The task -
Among the records below, find each line that includes the string "this" and copy it.

#### Stored rows

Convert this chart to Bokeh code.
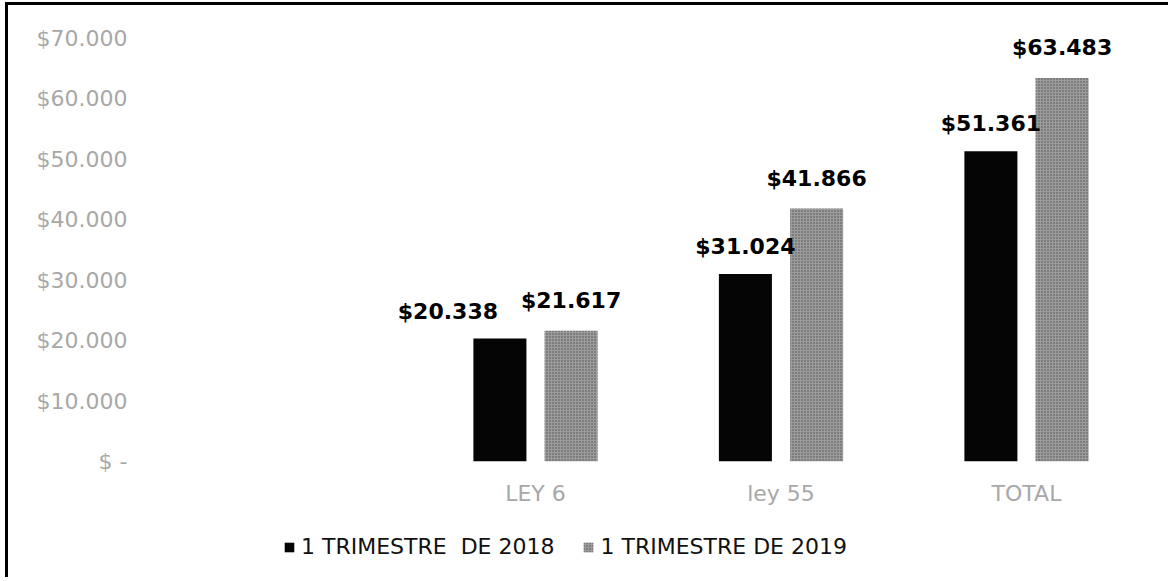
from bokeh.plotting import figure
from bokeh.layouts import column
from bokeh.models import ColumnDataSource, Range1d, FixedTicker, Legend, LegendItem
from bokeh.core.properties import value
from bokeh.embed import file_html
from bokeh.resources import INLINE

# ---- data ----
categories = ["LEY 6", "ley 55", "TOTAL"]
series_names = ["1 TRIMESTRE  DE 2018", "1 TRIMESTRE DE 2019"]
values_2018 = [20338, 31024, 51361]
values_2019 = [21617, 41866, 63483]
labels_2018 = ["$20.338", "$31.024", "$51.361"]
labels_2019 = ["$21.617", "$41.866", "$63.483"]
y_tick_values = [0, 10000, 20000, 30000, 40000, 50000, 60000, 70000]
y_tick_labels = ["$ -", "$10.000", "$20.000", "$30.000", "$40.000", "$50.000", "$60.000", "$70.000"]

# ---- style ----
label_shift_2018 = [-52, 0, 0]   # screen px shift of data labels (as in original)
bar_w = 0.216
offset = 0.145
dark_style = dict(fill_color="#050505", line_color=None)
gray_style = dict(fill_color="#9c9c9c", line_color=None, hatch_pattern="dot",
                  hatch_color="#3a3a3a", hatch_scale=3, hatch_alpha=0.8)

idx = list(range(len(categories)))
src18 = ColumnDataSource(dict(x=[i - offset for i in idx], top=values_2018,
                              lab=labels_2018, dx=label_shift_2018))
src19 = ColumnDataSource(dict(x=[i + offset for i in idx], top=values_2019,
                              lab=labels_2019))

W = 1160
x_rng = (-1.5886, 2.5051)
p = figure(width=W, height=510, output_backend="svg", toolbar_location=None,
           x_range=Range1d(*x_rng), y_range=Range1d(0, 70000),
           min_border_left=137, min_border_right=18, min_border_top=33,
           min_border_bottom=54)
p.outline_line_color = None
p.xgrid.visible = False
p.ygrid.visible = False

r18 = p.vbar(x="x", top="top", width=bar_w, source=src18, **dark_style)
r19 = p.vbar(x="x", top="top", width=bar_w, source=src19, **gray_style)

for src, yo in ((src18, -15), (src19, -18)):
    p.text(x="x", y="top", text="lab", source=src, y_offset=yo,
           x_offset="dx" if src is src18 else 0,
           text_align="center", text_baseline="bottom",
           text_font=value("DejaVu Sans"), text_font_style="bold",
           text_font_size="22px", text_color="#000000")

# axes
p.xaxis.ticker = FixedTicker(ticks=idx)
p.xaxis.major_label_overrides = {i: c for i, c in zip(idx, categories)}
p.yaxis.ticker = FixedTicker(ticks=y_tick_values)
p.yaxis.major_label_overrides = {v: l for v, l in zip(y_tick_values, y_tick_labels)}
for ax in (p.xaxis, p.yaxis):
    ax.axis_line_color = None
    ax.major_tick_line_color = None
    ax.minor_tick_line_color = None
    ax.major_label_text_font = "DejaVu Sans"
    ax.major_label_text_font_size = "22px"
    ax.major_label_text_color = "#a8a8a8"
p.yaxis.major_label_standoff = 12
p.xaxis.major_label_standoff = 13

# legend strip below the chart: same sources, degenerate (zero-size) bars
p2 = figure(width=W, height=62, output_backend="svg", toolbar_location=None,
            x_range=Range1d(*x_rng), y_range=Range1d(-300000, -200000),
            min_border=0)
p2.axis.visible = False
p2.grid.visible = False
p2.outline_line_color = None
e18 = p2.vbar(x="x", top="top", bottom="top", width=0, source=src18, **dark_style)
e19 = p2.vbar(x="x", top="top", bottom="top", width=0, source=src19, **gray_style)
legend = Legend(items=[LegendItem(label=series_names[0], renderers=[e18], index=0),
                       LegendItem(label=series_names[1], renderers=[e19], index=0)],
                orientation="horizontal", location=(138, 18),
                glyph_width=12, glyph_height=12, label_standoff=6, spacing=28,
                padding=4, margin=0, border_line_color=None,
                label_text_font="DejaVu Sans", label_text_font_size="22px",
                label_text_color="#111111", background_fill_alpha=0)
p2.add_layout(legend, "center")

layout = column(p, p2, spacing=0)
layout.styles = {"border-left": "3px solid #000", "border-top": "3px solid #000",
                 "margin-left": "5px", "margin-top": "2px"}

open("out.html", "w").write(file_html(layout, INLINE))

########
#### Stored rows

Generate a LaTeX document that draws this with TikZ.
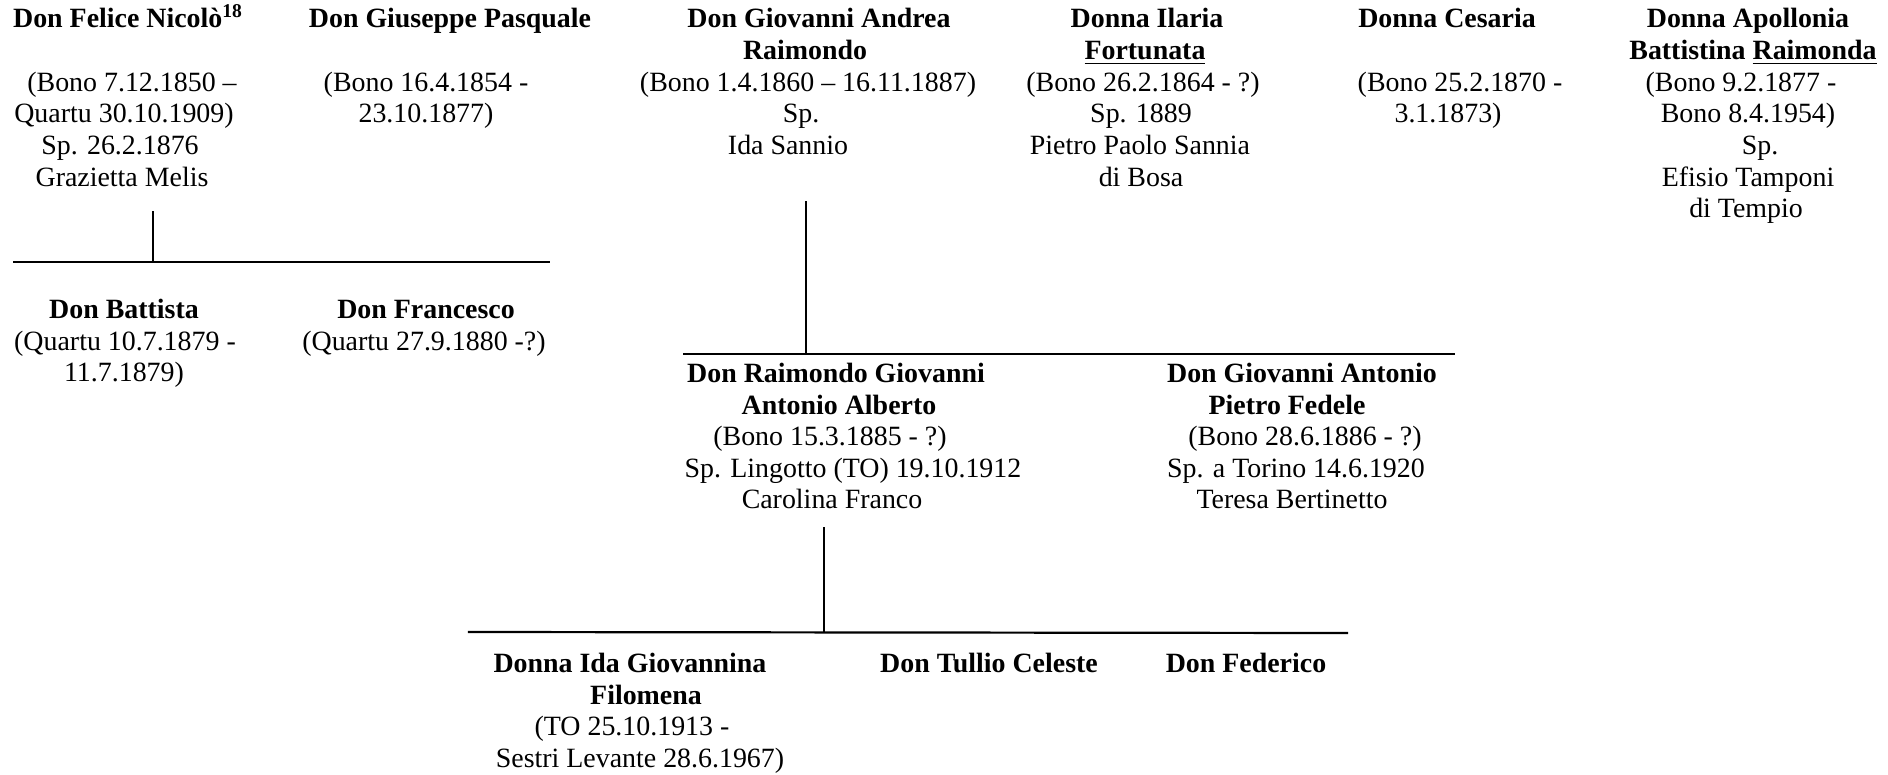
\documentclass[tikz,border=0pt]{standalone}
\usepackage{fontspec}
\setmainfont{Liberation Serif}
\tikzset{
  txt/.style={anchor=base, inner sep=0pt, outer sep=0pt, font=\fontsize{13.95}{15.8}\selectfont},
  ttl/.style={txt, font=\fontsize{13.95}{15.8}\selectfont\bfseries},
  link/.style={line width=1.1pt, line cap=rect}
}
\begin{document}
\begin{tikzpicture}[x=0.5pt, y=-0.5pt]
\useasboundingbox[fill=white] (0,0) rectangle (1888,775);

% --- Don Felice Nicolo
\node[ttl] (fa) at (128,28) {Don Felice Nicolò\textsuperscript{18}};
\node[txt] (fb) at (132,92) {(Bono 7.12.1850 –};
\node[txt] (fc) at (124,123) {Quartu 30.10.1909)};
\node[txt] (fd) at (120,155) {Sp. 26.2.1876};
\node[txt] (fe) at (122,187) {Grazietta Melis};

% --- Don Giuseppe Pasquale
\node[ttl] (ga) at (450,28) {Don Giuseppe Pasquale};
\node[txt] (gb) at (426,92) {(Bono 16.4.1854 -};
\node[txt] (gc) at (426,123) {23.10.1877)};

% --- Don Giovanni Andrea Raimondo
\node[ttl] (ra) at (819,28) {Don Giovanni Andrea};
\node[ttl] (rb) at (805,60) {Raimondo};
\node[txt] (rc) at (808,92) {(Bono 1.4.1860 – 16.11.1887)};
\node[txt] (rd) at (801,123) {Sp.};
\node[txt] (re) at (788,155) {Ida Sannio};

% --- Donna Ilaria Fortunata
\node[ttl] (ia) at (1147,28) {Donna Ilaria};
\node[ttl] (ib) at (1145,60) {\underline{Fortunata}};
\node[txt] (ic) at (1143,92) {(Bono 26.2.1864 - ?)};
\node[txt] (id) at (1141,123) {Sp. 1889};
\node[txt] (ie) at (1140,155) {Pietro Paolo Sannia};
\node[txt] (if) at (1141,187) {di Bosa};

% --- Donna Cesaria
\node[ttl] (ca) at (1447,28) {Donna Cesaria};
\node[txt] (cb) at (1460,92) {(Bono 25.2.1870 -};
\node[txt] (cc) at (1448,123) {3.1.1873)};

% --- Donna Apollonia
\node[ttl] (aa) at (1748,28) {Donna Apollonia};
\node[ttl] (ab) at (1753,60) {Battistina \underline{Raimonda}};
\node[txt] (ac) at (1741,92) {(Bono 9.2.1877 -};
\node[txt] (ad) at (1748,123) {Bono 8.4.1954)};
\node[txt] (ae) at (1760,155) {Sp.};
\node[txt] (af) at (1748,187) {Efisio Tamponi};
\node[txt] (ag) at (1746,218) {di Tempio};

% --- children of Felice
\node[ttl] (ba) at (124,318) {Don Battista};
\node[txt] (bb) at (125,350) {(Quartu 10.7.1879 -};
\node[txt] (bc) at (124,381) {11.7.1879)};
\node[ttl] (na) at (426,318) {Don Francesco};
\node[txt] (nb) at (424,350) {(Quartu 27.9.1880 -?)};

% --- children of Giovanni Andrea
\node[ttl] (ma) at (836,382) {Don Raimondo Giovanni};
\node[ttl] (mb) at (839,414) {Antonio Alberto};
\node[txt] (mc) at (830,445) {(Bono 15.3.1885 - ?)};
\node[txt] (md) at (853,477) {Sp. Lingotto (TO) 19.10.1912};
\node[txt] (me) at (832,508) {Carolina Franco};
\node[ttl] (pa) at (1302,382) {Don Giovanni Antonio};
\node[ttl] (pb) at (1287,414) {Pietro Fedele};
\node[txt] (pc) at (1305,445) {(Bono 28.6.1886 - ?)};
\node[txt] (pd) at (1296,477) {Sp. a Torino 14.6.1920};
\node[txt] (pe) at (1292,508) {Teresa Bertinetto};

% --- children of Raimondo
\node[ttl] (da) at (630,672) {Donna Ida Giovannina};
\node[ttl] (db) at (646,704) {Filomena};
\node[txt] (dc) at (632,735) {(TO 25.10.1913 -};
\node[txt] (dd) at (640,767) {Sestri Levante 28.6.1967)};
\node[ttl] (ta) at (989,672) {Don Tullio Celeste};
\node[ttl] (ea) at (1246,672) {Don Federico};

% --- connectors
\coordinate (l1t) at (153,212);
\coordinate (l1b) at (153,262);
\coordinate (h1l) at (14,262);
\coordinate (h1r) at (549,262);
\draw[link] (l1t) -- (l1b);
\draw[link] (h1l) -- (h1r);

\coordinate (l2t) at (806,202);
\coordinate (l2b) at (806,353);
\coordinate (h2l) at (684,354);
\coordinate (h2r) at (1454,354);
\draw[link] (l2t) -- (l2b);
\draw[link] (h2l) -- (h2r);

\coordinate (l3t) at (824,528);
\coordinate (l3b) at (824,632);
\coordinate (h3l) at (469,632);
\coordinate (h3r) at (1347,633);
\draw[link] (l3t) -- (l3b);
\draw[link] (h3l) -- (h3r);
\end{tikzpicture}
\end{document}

########

Complete output -
Convert this chart to Bokeh code.
Generate a LaTeX document that draws this with TikZ.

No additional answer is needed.